EXERCISE DETAILS => Restate each line word for word. Leave out every picture.

GIVEN MATERIAL =>
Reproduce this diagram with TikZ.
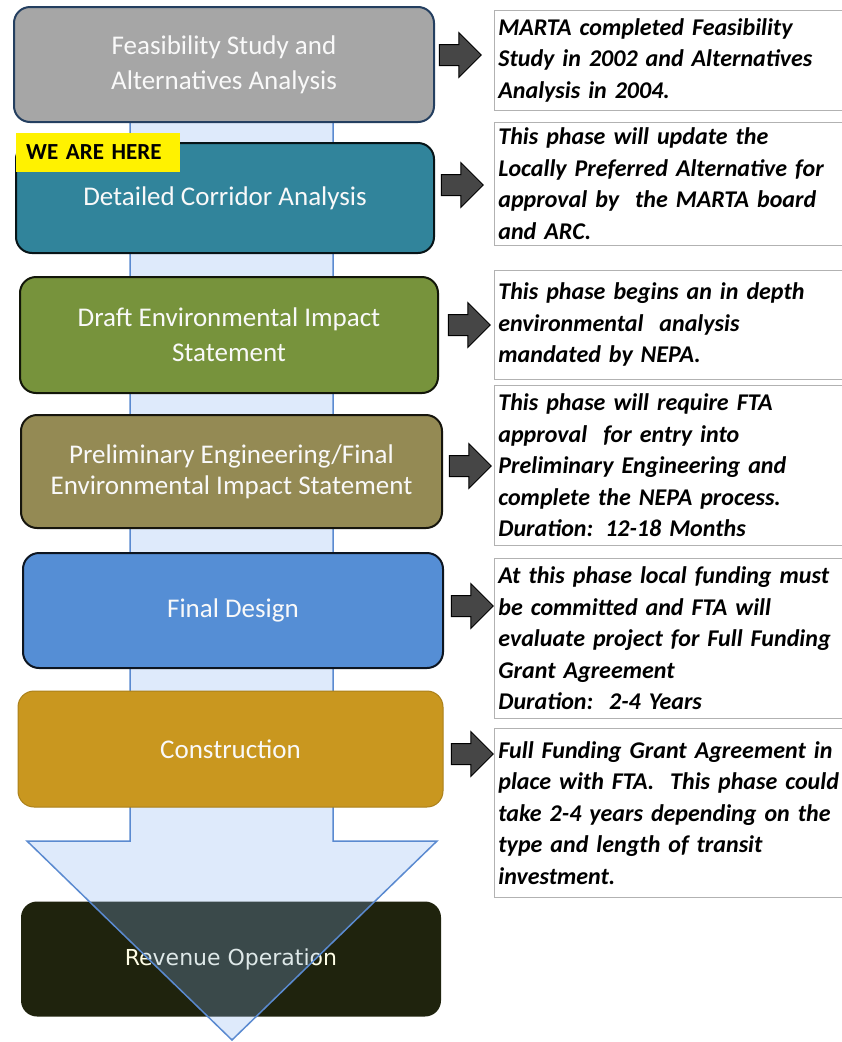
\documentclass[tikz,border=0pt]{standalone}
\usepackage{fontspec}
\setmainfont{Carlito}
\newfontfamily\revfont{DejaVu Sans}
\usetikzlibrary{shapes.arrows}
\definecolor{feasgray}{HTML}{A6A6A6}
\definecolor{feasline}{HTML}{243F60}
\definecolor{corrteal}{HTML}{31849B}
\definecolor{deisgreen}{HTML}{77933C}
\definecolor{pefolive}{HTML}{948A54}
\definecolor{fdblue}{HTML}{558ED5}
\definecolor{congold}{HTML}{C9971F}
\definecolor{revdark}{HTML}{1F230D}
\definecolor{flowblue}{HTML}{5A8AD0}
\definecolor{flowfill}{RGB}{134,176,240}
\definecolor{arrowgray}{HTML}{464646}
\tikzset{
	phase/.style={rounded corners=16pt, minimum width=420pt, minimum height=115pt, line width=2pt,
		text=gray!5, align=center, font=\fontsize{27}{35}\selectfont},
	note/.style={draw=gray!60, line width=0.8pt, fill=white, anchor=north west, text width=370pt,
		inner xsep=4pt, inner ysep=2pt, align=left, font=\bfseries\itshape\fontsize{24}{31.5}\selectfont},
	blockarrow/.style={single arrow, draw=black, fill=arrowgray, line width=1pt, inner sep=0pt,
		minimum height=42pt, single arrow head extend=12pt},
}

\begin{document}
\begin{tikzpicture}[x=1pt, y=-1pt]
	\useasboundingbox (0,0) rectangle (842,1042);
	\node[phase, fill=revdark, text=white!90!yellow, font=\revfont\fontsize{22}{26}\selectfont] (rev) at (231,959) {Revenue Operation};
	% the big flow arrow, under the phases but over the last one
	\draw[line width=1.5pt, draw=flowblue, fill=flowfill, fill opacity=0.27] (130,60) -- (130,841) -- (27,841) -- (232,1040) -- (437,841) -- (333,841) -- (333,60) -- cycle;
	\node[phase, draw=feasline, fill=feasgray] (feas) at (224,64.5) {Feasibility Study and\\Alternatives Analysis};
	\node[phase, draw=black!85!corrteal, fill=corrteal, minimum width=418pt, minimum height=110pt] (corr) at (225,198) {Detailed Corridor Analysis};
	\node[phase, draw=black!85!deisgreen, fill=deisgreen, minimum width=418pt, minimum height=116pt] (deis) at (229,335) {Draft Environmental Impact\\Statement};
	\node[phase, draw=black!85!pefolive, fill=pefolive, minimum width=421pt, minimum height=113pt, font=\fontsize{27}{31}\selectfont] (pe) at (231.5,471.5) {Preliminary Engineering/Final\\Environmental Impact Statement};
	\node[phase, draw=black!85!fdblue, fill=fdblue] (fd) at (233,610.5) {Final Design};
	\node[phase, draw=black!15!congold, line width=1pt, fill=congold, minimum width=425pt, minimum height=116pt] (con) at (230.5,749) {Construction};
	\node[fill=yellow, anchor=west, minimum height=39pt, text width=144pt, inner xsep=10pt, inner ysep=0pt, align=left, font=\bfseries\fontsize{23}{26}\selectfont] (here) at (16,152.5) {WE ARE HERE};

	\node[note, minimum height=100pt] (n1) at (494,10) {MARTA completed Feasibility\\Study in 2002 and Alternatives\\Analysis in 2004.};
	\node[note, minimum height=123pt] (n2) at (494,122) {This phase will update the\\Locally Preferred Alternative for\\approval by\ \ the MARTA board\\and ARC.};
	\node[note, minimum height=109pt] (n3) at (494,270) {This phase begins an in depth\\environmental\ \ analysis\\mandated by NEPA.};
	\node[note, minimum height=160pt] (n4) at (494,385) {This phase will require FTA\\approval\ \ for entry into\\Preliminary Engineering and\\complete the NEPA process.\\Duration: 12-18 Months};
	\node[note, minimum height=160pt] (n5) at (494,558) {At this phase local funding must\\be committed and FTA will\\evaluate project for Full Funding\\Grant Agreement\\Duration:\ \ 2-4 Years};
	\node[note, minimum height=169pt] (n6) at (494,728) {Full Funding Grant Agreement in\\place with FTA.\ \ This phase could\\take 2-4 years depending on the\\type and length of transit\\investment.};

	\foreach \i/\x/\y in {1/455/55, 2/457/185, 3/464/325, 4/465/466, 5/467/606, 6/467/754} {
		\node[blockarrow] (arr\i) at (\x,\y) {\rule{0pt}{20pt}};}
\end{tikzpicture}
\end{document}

THE RESULT =>
Reproduce this diagram with TikZ.
\documentclass[tikz,border=0pt]{standalone}
\usepackage{fontspec}
\setmainfont{Carlito}
\newfontfamily\revfont{DejaVu Sans}
\usetikzlibrary{shapes.arrows}
\definecolor{feasgray}{HTML}{A6A6A6}
\definecolor{feasline}{HTML}{243F60}
\definecolor{corrteal}{HTML}{31849B}
\definecolor{deisgreen}{HTML}{77933C}
\definecolor{pefolive}{HTML}{948A54}
\definecolor{fdblue}{HTML}{558ED5}
\definecolor{congold}{HTML}{C9971F}
\definecolor{revdark}{HTML}{1F230D}
\definecolor{flowblue}{HTML}{5A8AD0}
\definecolor{flowfill}{RGB}{134,176,240}
\definecolor{arrowgray}{HTML}{464646}
\tikzset{
	phase/.style={rounded corners=16pt, minimum width=420pt, minimum height=115pt, line width=2pt,
		text=gray!5, align=center, font=\fontsize{27}{35}\selectfont},
	note/.style={draw=gray!60, line width=0.8pt, fill=white, anchor=north west, text width=370pt,
		inner xsep=4pt, inner ysep=2pt, align=left, font=\bfseries\itshape\fontsize{24}{31.5}\selectfont},
	blockarrow/.style={single arrow, draw=black, fill=arrowgray, line width=1pt, inner sep=0pt,
		minimum height=42pt, single arrow head extend=12pt},
}

\begin{document}
\begin{tikzpicture}[x=1pt, y=-1pt]
	\useasboundingbox (0,0) rectangle (842,1042);
	\node[phase, fill=revdark, text=white!90!yellow, font=\revfont\fontsize{22}{26}\selectfont] (rev) at (231,959) {Revenue Operation};
	% the big flow arrow, under the phases but over the last one
	\draw[line width=1.5pt, draw=flowblue, fill=flowfill, fill opacity=0.27] (130,60) -- (130,841) -- (27,841) -- (232,1040) -- (437,841) -- (333,841) -- (333,60) -- cycle;
	\node[phase, draw=feasline, fill=feasgray] (feas) at (224,64.5) {Feasibility Study and\\Alternatives Analysis};
	\node[phase, draw=black!85!corrteal, fill=corrteal, minimum width=418pt, minimum height=110pt] (corr) at (225,198) {Detailed Corridor Analysis};
	\node[phase, draw=black!85!deisgreen, fill=deisgreen, minimum width=418pt, minimum height=116pt] (deis) at (229,335) {Draft Environmental Impact\\Statement};
	\node[phase, draw=black!85!pefolive, fill=pefolive, minimum width=421pt, minimum height=113pt, font=\fontsize{27}{31}\selectfont] (pe) at (231.5,471.5) {Preliminary Engineering/Final\\Environmental Impact Statement};
	\node[phase, draw=black!85!fdblue, fill=fdblue] (fd) at (233,610.5) {Final Design};
	\node[phase, draw=black!15!congold, line width=1pt, fill=congold, minimum width=425pt, minimum height=116pt] (con) at (230.5,749) {Construction};
	\node[fill=yellow, anchor=west, minimum height=39pt, text width=144pt, inner xsep=10pt, inner ysep=0pt, align=left, font=\bfseries\fontsize{23}{26}\selectfont] (here) at (16,152.5) {WE ARE HERE};

	\node[note, minimum height=100pt] (n1) at (494,10) {MARTA completed Feasibility\\Study in 2002 and Alternatives\\Analysis in 2004.};
	\node[note, minimum height=123pt] (n2) at (494,122) {This phase will update the\\Locally Preferred Alternative for\\approval by\ \ the MARTA board\\and ARC.};
	\node[note, minimum height=109pt] (n3) at (494,270) {This phase begins an in depth\\environmental\ \ analysis\\mandated by NEPA.};
	\node[note, minimum height=160pt] (n4) at (494,385) {This phase will require FTA\\approval\ \ for entry into\\Preliminary Engineering and\\complete the NEPA process.\\Duration: 12-18 Months};
	\node[note, minimum height=160pt] (n5) at (494,558) {At this phase local funding must\\be committed and FTA will\\evaluate project for Full Funding\\Grant Agreement\\Duration:\ \ 2-4 Years};
	\node[note, minimum height=169pt] (n6) at (494,728) {Full Funding Grant Agreement in\\place with FTA.\ \ This phase could\\take 2-4 years depending on the\\type and length of transit\\investment.};

	\foreach \i/\x/\y in {1/455/55, 2/457/185, 3/464/325, 4/465/466, 5/467/606, 6/467/754} {
		\node[blockarrow] (arr\i) at (\x,\y) {\rule{0pt}{20pt}};}
\end{tikzpicture}
\end{document}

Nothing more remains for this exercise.